Submitted by Allen Spitzer.
While traveling the Green Mountain Byway north on Route 100 from Stowe, you will come to the roundabout in Hyde Park village, where Routes 15 and 100 meet. At this point you have the option of traveling west on Route 15 towards Johnson or taking a right and continuing north on Route 100. It’s refreshing to head towards N. Hyde Park, traveling by the Lanpher Farm (one of the few surviving farms in town) on the left-hand side of the road. It’s a very efficient farm, using modern equipment to manage several hundred cows, with a small crew of family and hired hands. This time of year, you’ll see the vast fields of corn being harvested while at the same time the last of the summer’s lush fields of grass crops are being stored to feed the cows through the winter. Soon you will come to the junction of Vermont Routes 100 and 100c. Do yourself a favor and continue first up Route 100 through the tiny village of N. Hyde Park.

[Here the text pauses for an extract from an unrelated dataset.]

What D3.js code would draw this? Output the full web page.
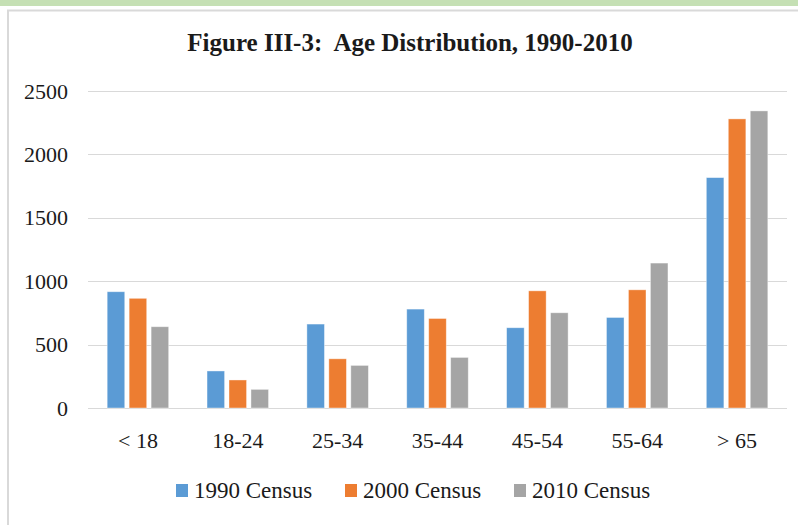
<!DOCTYPE html>
<html>
<head>
    <meta charset="utf-8">
    <style type="text/css">
        body {
            margin: 0;
            background: #fff;
        }

        svg text {
            font-family: "Liberation Serif", "DejaVu Serif", serif;
        }

        .grid line {
            stroke: #d9d9d9;
            stroke-width: 1;
        }

        .label {
            fill: #1a1a1a;
        }
    </style>
    <title>Age Distribution</title>
</head>

<body>
    <svg id="graph"></svg>

    <script src="https://cdn.jsdelivr.net/npm/d3@7"></script>
    <script>
        // Data
        var ageGroups = ['< 18', '18-24', '25-34', '35-44', '45-54', '55-64', '> 65'];
        var seriesNames = ['1990 Census', '2000 Census', '2010 Census'];
        var census1990 = [917, 292, 662, 780, 633, 714, 1817];
        var census2000 = [865, 221, 388, 706, 924, 932, 2280];
        var census2010 = [641, 147, 336, 399, 751, 1143, 2343];
        var yTicks = [0, 500, 1000, 1500, 2000, 2500];
        var colors = ['#5b9bd5', '#ed7d31', '#a5a5a5'];

        var seriesValues = [census1990, census2000, census2010];

        var W = 798, H = 525;
        var plot = { left: 88, right: 787, top: 91, bottom: 408 };
        var serif = '"Liberation Serif", "DejaVu Serif", serif';

        var svg = d3.select('#graph')
            .attr('width', W)
            .attr('height', H);

        // frame: green band on top, grey border
        svg.append('rect')
            .attr('x', 0).attr('y', 0)
            .attr('width', W).attr('height', 6)
            .attr('fill', '#c5e0b4');
        svg.append('path')
            .attr('d', 'M8,' + H + 'V10.5H' + W)
            .attr('fill', 'none')
            .attr('stroke', '#d9d9d9')
            .attr('stroke-width', 2);

        // title
        svg.append('text')
            .attr('class', 'label')
            .attr('x', 410)
            .attr('y', 51)
            .attr('text-anchor', 'middle')
            .style('font-family', serif)
            .style('font-size', '25px')
            .style('font-weight', 'bold')
            .style('white-space', 'pre')
            .text('Figure III-3:  Age Distribution, 1990-2010');

        // Scales
        var x0 = d3.scaleBand()
            .domain(ageGroups)
            .range([plot.left, plot.right])
            .paddingInner(0.34)
            .paddingOuter(0.17);

        var x1 = d3.scaleBand()
            .domain(seriesNames)
            .range([0, x0.bandwidth()])
            .paddingInner(0.2)
            .paddingOuter(0.1);

        var y = d3.scaleLinear()
            .domain([0, 2500])
            .range([plot.bottom, plot.top]);

        // gridlines
        var grid = svg.append('g').attr('class', 'grid');
        grid.selectAll('line')
            .data(yTicks)
            .enter().append('line')
            .attr('x1', plot.left)
            .attr('x2', plot.right)
            .attr('y1', d => Math.round(y(d)) + 0.5)
            .attr('y2', d => Math.round(y(d)) + 0.5);

        // y axis labels
        var yAxis = d3.axisLeft(y)
            .tickValues(yTicks)
            .tickFormat(d3.format('d'))
            .tickSize(0)
            .tickPadding(20);
        var gy = svg.append('g')
            .attr('transform', 'translate(' + plot.left + ',0)')
            .call(yAxis);
        gy.select('.domain').remove();
        gy.selectAll('text')
            .attr('class', 'label')
            .style('font-family', serif)
            .style('font-size', '22px');

        // x axis labels
        var xAxis = d3.axisBottom(x0)
            .tickSize(0)
            .tickPadding(24);
        var gx = svg.append('g')
            .attr('transform', 'translate(0,' + plot.bottom + ')')
            .call(xAxis);
        gx.select('.domain').remove();
        gx.selectAll('text')
            .attr('class', 'label')
            .style('font-family', serif)
            .style('font-size', '22px');

        // bars
        var groups = svg.append('g').selectAll('g')
            .data(ageGroups)
            .enter().append('g')
            .attr('transform', d => 'translate(' + x0(d) + ',0)');

        groups.selectAll('rect')
            .data((d, i) => seriesNames.map((s, j) => ({ series: s, idx: j, value: seriesValues[j][i] })))
            .enter().append('rect')
            .attr('x', d => x1(d.series))
            .attr('y', d => y(d.value))
            .attr('width', x1.bandwidth())
            .attr('height', d => plot.bottom - y(d.value))
            .attr('fill', d => colors[d.idx])
            .attr('stroke', '#fff')
            .attr('stroke-opacity', 0.5)
            .attr('stroke-width', 0.8);

        // legend
        var legend = svg.append('g')
            .attr('transform', 'translate(176,0)');
        var item = legend.selectAll('g')
            .data(seriesNames)
            .enter().append('g')
            .attr('transform', (d, i) => 'translate(' + (i * 169) + ',0)');
        item.append('rect')
            .attr('x', 0)
            .attr('y', 484)
            .attr('width', 12)
            .attr('height', 13)
            .attr('fill', (d, i) => colors[i]);
        item.append('text')
            .attr('class', 'label')
            .attr('x', 18)
            .attr('y', 498)
            .style('font-family', serif)
            .style('font-size', '23px')
            .text(d => d);
    </script>
</body>

</html>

This hamlet was actually the industrial hub of Hyde Park originally, sporting a number of shops, factories and mills. There were blacksmith shops, sleigh manufacturers, several log sawmills, producing lumber for the entire region, and was a busy and bustling village. On your left you’ll see the Gihon Valley Hall which was built in 1910 and progressed from a dance hall, meeting place and town center to the local Grange. In the 1990’s the Grange turned the building over to the town of Hyde Park and is now being rehabilitated again to the village activity center featuring many different events. Currently the building is receiving a new heating system so it can be used year-round. The harvest food festival in early October features music and dance, and is not to be missed.

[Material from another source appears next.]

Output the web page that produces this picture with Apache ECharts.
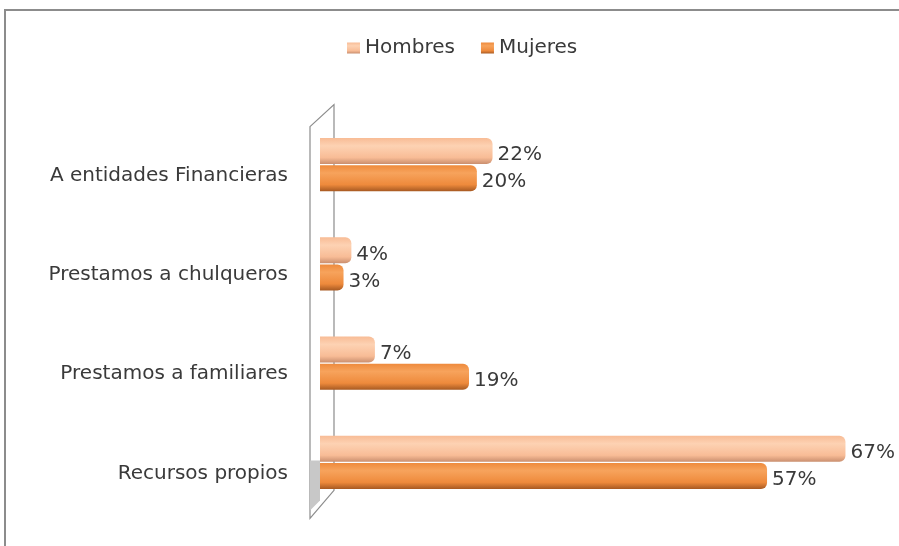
<!DOCTYPE html>
<html>
<head>
<meta charset="utf-8">
<script src="https://cdn.jsdelivr.net/npm/echarts@6/dist/echarts.min.js"></script>
<style>
  html, body { margin: 0; padding: 0; background: #fff; }
  #chart { width: 899px; height: 546px; }
</style>
</head>
<body>
<div id="chart"></div>
<script>
// categories listed bottom -> top (ECharts category y axis starts at the bottom)
const categories = ['Recursos propios', 'Prestamos a familiares', 'Prestamos a chulqueros', 'A entidades Financieras'];
const hombres = [67, 7, 4, 22];
const mujeres = [57, 19, 3, 20];

const FONT = 'DejaVu Sans';

function cyl(light, mid, dark) {
    return new echarts.graphic.LinearGradient(0, 0, 0, 1, [
        { offset: 0, color: mid },
        { offset: 0.3, color: light },
        { offset: 0.75, color: mid },
        { offset: 1, color: dark },
    ]);
}

const chart = echarts.init(document.getElementById('chart'), null, { renderer: 'canvas' });

const labelStyle = {
    show: true,
    position: 'right',
    distance: 5,
    offset: [0, 4],
    formatter: '{c}%',
    color: '#3a3a3a',
    fontSize: 20,
    fontFamily: FONT,
};

chart.setOption({
    backgroundColor: '#fff',
    animation: false,
    legend: {
        top: 33,
        left: 342,
        itemWidth: 13,
        itemHeight: 11,
        itemGap: 26,
        icon: 'rect',
        textStyle: { color: '#3a3a3a', fontSize: 20, fontFamily: FONT },
        data: ['Hombres', 'Mujeres'],
    },
    grid: { left: 320, right: 30, top: 115, bottom: 34 },
    xAxis: {
        type: 'value',
        min: 0,
        max: 70,
        show: false,
    },
    yAxis: {
        type: 'category',
        data: categories,
        axisLine: { show: false },
        axisTick: { show: false },
        axisLabel: {
            color: '#3a3a3a',
            fontSize: 20,
            fontFamily: FONT,
            margin: 32,
            verticalAlign: 'top',
            lineHeight: 22,
        },
    },
    series: [
        {
            name: 'Hombres',
            type: 'bar',
            data: hombres,
            barWidth: 26,
            barGap: '4%',
            itemStyle: {
                color: cyl('#FDD2B3', '#F8BC96', '#C98E6E'),
                borderRadius: [0, 6, 6, 0],
            },
            label: labelStyle,
        },
        {
            name: 'Mujeres',
            type: 'bar',
            data: mujeres,
            barWidth: 26,
            barGap: '4%',
            itemStyle: {
                color: cyl('#F7A35C', '#EE8A3C', '#A85A22'),
                borderRadius: [0, 6, 6, 0],
            },
            label: labelStyle,
        },
    ],
});

// chart frame and the 3D axis wall, placed from the grid's own scale
function drawDecor() {
    const top = chart.convertToPixel({ yAxisIndex: 0 }, categories[categories.length - 1]);
    const bottom = chart.convertToPixel({ yAxisIndex: 0 }, categories[0]);
    const x0 = chart.convertToPixel({ xAxisIndex: 0 }, 0);
    const half = 50;
    const yTop = top - half;
    const yBot = bottom + half;
    chart.setOption({
        graphic: [
            {
                type: 'rect',
                shape: { x: 5, y: 10, width: 1000, height: 1000 },
                style: { fill: 'none', stroke: '#8c8c8c', lineWidth: 2 },
                silent: true,
            },
            {
                type: 'polygon',
                z: -1,
                shape: {
                    points: [
                        [x0 - 10, yTop + 12], [x0 + 14, yTop - 10],
                        [x0 + 14, yBot - 22], [x0 - 10, yBot + 6],
                    ],
                },
                style: { fill: '#fff', stroke: '#8c8c8c', lineWidth: 1.2 },
                silent: true,
            },
            {
                type: 'polygon',
                z: -1,
                shape: {
                    points: [
                        [x0 - 10, bottom - 2], [x0, bottom - 2],
                        [x0, yBot - 12], [x0 - 10, yBot - 2],
                    ],
                },
                style: { fill: '#c8c8c8' },
                silent: true,
            },
        ],
    });
}
drawDecor();
</script>
</body>
</html>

Just past this hall is a woodworking mill which originally was the first and largest golf tee manufacturing business in the world. Drive another mile and on your left is a wonderful business featuring stone and landscaping supplies in large quantities and just past that on the left is a new building where the Vermont National guard repairs it’s equipment. Please go slow and stop frequently and check out the historic buildings and mills and see what this part of Vermont has to offer.